Private walking tour Highlighst and Hidden gems

13/05/2026

Introduction

Every walking tour in Bruges visits the Markt. Every one passes the Belfry. The Rozenhoedkaai canal view has been photographed more times than anyone could count, and the Church of Our Lady has a Michelangelo that no one wants to miss.

The highlights are highlights for a reason. They're genuinely extraordinary, and a private tour doesn't skip them — it makes them make sense.

But a private walking tour in Bruges also covers ground that most visitors never reach. Not because the well-known sites are overrated, but because Bruges has layers — and the standard circuit only shows you the first one.

Here's what a private walking tour in Bruges actually looks like.


The Highlights — Seen Differently

The Markt

Most people arrive at the Markt, photograph the Belfry, and move on. On a private tour, the Markt is a starting point for understanding what Bruges actually was.

This was not just a market square. It was the commercial and political centre of a city that, in the 13th and 14th centuries, was one of the most powerful trading hubs in northern Europe. The guild houses that line the square, the Belfry that towers above it, the proportions of the space itself — all of it was designed to communicate power, wealth and civic pride. Understanding that transforms what you're looking at.

The Belfry

366 steps. Worth it for the view — but the view is not the point. The Belfry was a symbol of Bruges' independence and commercial power. Its carillon, its treasury and its construction history tell a story about a city that was genuinely competing with the great powers of medieval Europe. A private guide explains that story while you're standing in front of it, before you decide whether to climb.

The Burg

Fifty metres from the Markt and a different world. The Burg is where the civic, religious and judicial power of Bruges converged — and the buildings around it span nine centuries of architectural history in a single square. The Basilica of the Holy Blood, the Gothic Town Hall, the fragments of a Romanesque church underneath your feet. On a private tour, this square gets the time it deserves.

Rozenhoedkaai

The most photographed spot in Bruges, and justifiably so. The view of the canal with the Belfry in the background is as good as it looks in photographs. On a private tour, you get the image — and the explanation of why the canal system was built, what it was used for, and why Bruges' relationship with water is more complicated than a pretty postcard suggests.

The Church of Our Lady

The tallest brick tower in the world, and a Michelangelo inside that arrived in Bruges because of a cloth merchant's fortune. The Madonna and Child is the only work Michelangelo sold outside Italy during his lifetime — and it ended up here because Bruges was wealthy enough to buy it. That story is the church.

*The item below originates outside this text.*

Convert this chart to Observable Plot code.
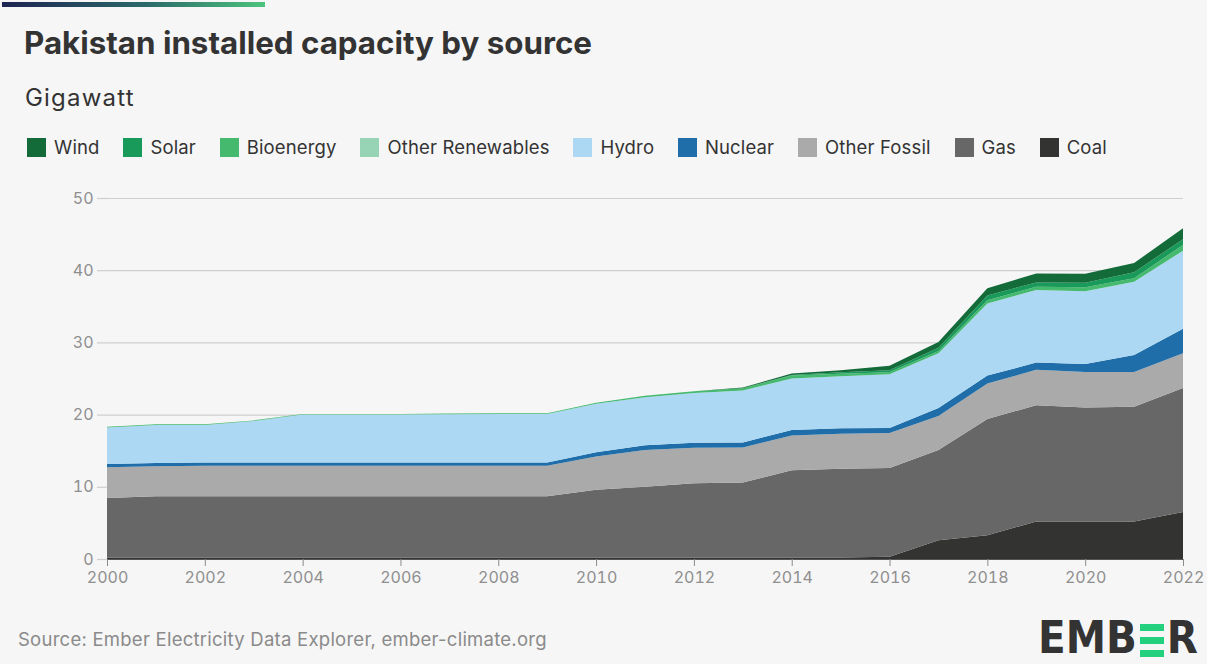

Beyond the Standard Circuit

A private tour doesn't stop at the postcard. Depending on your interests and the time available, it extends into the parts of the city that most visitors never reach.

The Adornes Domain

One of the most remarkable — and least visited — sites in Bruges. The Adornes Domain is a private estate that has remained in the same family since the 15th century, built around the Jerusalem Chapel: a small Gothic church modelled on the Church of the Holy Sepulchre in Jerusalem, constructed by the merchant Anselm Adornes after his pilgrimage to the Holy Land. The chapel still contains the tomb of Anselm and his wife, and the complex has changed remarkably little since it was built. Walking through it is one of the rare moments in Bruges where the medieval city feels genuinely close rather than reconstructed. A private tour is the right context for it — the story behind the Adornes family and their place in 15th-century Bruges is the kind of history that needs a guide to come alive.

The Almshouses

Bruges has more than fifty historic almshouses — small clusters of whitewashed cottages built by wealthy merchants and guilds in the 14th to 17th centuries to house the elderly poor. Most of them are tucked behind unassuming gates on quiet streets. Walk past one without knowing what it is and you'd never stop. Walk through the gate with a guide who explains what you're looking at, and you're suddenly inside a medieval welfare system that was more sophisticated than most people expect.

The Canals Beyond Rozenhoedkaai

Rozenhoedkaai is the famous one. But the canal system runs through the whole city, and some of the quieter stretches — the Groenerei, the Dijver, the canal walks north of the centre — offer views that are just as beautiful and considerably less crowded. A private tour uses these routes as connective tissue between stops, so you're walking alongside water for much of the time.

The Streets the Crowds Miss

The historic centre of Bruges is compact, but it has a texture that only reveals itself when you slow down. A private tour moves through streets where the architecture is unremarkable from the outside and extraordinary once you know what you're looking at — a merchant's house from the 15th century, a doorway with a coat of arms that tells you exactly who lived there and when, a street name that maps the medieval guild economy more precisely than any textbook.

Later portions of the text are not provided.